Nancy would certainly have had the essentials of cast-iron
cooking equipment—in addition to a regular frying pan, she would have had a
“spider,” which was a frying pan that had legs so it could stand over
hearth coals. She would have stewed meats or vegetables and baked bread, cake, or pies in a
Dutch oven. This covered pot may also have had legs. Its cover has a raised rim to hold hot coals in place on top of the pot so foods cook surrounded by heat.
Pioneer cooks rarely had
reflector ovens, where the foods rested on a rack facing the fire. Mostly used for roasting meats, a polished piece of metal curved around the back of this rack, reflecting and concentrating the fire's heat on both sides of the cooking food.

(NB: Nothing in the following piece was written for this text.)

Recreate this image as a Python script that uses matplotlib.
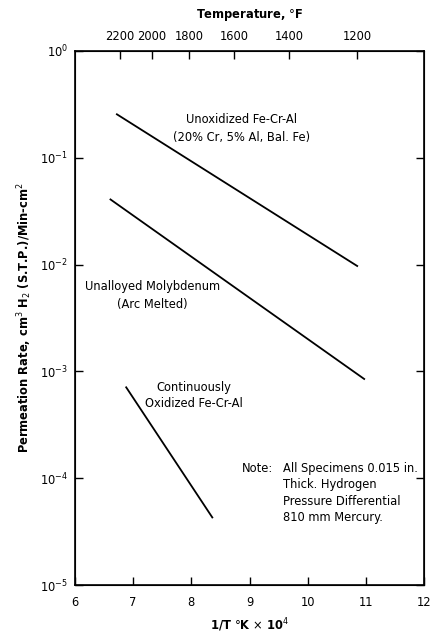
import matplotlib
matplotlib.use("Agg")
import matplotlib.pyplot as plt
import numpy as np

# lines: x = 1/T (K) x 1e4, y = permeation rate
fecral_x = [6.72, 10.85]
fecral_y = [0.255, 0.0097]
moly_x = [6.61, 10.97]
moly_y = [0.0407, 0.00085]
oxid_x = [6.88, 8.36]
oxid_y = [7.1e-4, 4.3e-5]

temps_f = [2200, 2000, 1800, 1600, 1400, 1200]
x_ticks = [6, 7, 8, 9, 10, 11, 12]
y_ticks = [1e-5, 1e-4, 1e-3, 1e-2, 1e-1, 1e0]

def f_to_invk(t):
    return 1e4 / ((t - 32) * 5.0 / 9.0 + 273.15)

plt.rcParams['font.family'] = ['DejaVu Sans']
fs = 8.3

fig = plt.figure(figsize=(4.31, 6.36), dpi=100)
ax = fig.add_axes([0.174, 0.080, 0.810, 0.840])

ax.semilogy(fecral_x, fecral_y, color='black', lw=1.3)
ax.semilogy(moly_x, moly_y, color='black', lw=1.3)
ax.semilogy(oxid_x, oxid_y, color='black', lw=1.3)

ax.set_xlim(6, 12)
ax.set_ylim(1e-5, 1e0)
ax.set_xticks(x_ticks)
ax.set_yticks(y_ticks)
ax.minorticks_off()
ax.tick_params(axis='both', direction='in', length=6, width=1, labelsize=fs)
ax.tick_params(axis='x', bottom=True, top=False, pad=8)
ax.tick_params(axis='y', right=True, left=True, pad=5)
for s in ax.spines.values():
    s.set_linewidth(1.2)

ax.set_xlabel(r'1/T $\degree$K $\times$ 10$^4$', fontsize=fs, fontweight='bold', labelpad=5)
ax.set_ylabel(r'Permeation Rate, cm$^3$ H$_2$ (S.T.P.)/Min-cm$^2$', fontsize=fs,
              fontweight='bold', labelpad=4)

top = ax.twiny()
top.set_xlim(ax.get_xlim())
top.set_xticks([f_to_invk(t) for t in temps_f])
top.set_xticklabels([str(t) for t in temps_f])
top.tick_params(axis='x', direction='in', length=6, width=1, labelsize=fs, pad=6)
top.minorticks_off()
top.set_xlabel(r'Temperature, $\degree$F', fontsize=fs, fontweight='bold', labelpad=8)

ax.text(8.87, 0.229, 'Unoxidized Fe-Cr-Al', fontsize=fs, ha='center', va='center')
ax.text(8.87, 0.156, '(20% Cr, 5% Al, Bal. Fe)', fontsize=fs, ha='center', va='center')
ax.text(7.33, 0.0062, 'Unalloyed Molybdenum', fontsize=fs, ha='center', va='center')
ax.text(7.33, 0.00425, '(Arc Melted)', fontsize=fs, ha='center', va='center')
ax.text(8.04, 7.1e-4, 'Continuously', fontsize=fs, ha='center', va='center')
ax.text(8.04, 5.0e-4, 'Oxidized Fe-Cr-Al', fontsize=fs, ha='center', va='center')

ax.text(8.87, 1.24e-4, 'Note:', fontsize=fs, ha='left', va='center')
note = ['All Specimens 0.015 in.', 'Thick. Hydrogen', 'Pressure Differential', '810 mm Mercury.']
for i, line in enumerate(note):
    ax.text(9.57, 1.24e-4 * (0.7 ** i), line, fontsize=fs, ha='left', va='center')

fig.savefig('out.png', dpi=100)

Soft gingerbread is cake-like and could be baked easily in a Dutch oven or on the hearth. But how would Nancy make a man from that more liquid batter for hearth baking? Would she have carefully poured the batter into a frying pan, drizzling it off a spoon to form arms, legs, body, and head for a pancake-like version?

Lincoln's description of how his friend ate the gingerbread men provided more clues. These gingerbread men had to have the strength to hold their shape while Abraham carried them to where he could sit under the tree, and they had to be soft enough so his friend could cram one “into his mouth in two bites.” I felt like the Three Bears—the pancake version was too soft, the hard gingerbread too tough. Once again, Miss Leslie
had an answer that was just right. Her directions for common gingerbread suggested that it was somewhere between the soft cake and the hard gingerbread man cookie. It is a deceptively simple solution for the frontier or modern kitchen. “Put some flour on your paste-board, take out small portions of the dough, and make it with your hand into long rolls. Then curl up the rolls into round cakes or twist two together or lay them into straight lengths or sticks side by side.”

Or make them into men!

I found this dough as easy to work as children's clay. It was very simple to form into men three or four inches high. Perfect for pocket, hands, and mouth. The method Miss Leslie specified for mixing the dough was unexpected as well. Rather than creaming the butter and sugar together, she tells us to cut the butter into the dry ingredients. This is just like making piecrust or biscuits. The flour surrounds the small pieces of cold butter, and, as the food bakes, the melting butter forms a pocket, producing a flaky crust, biscuit, or gingerbread. Simply perfect for baking in a
reflector oven,
Dutch oven, or even a skillet with a lid to hold in the heat.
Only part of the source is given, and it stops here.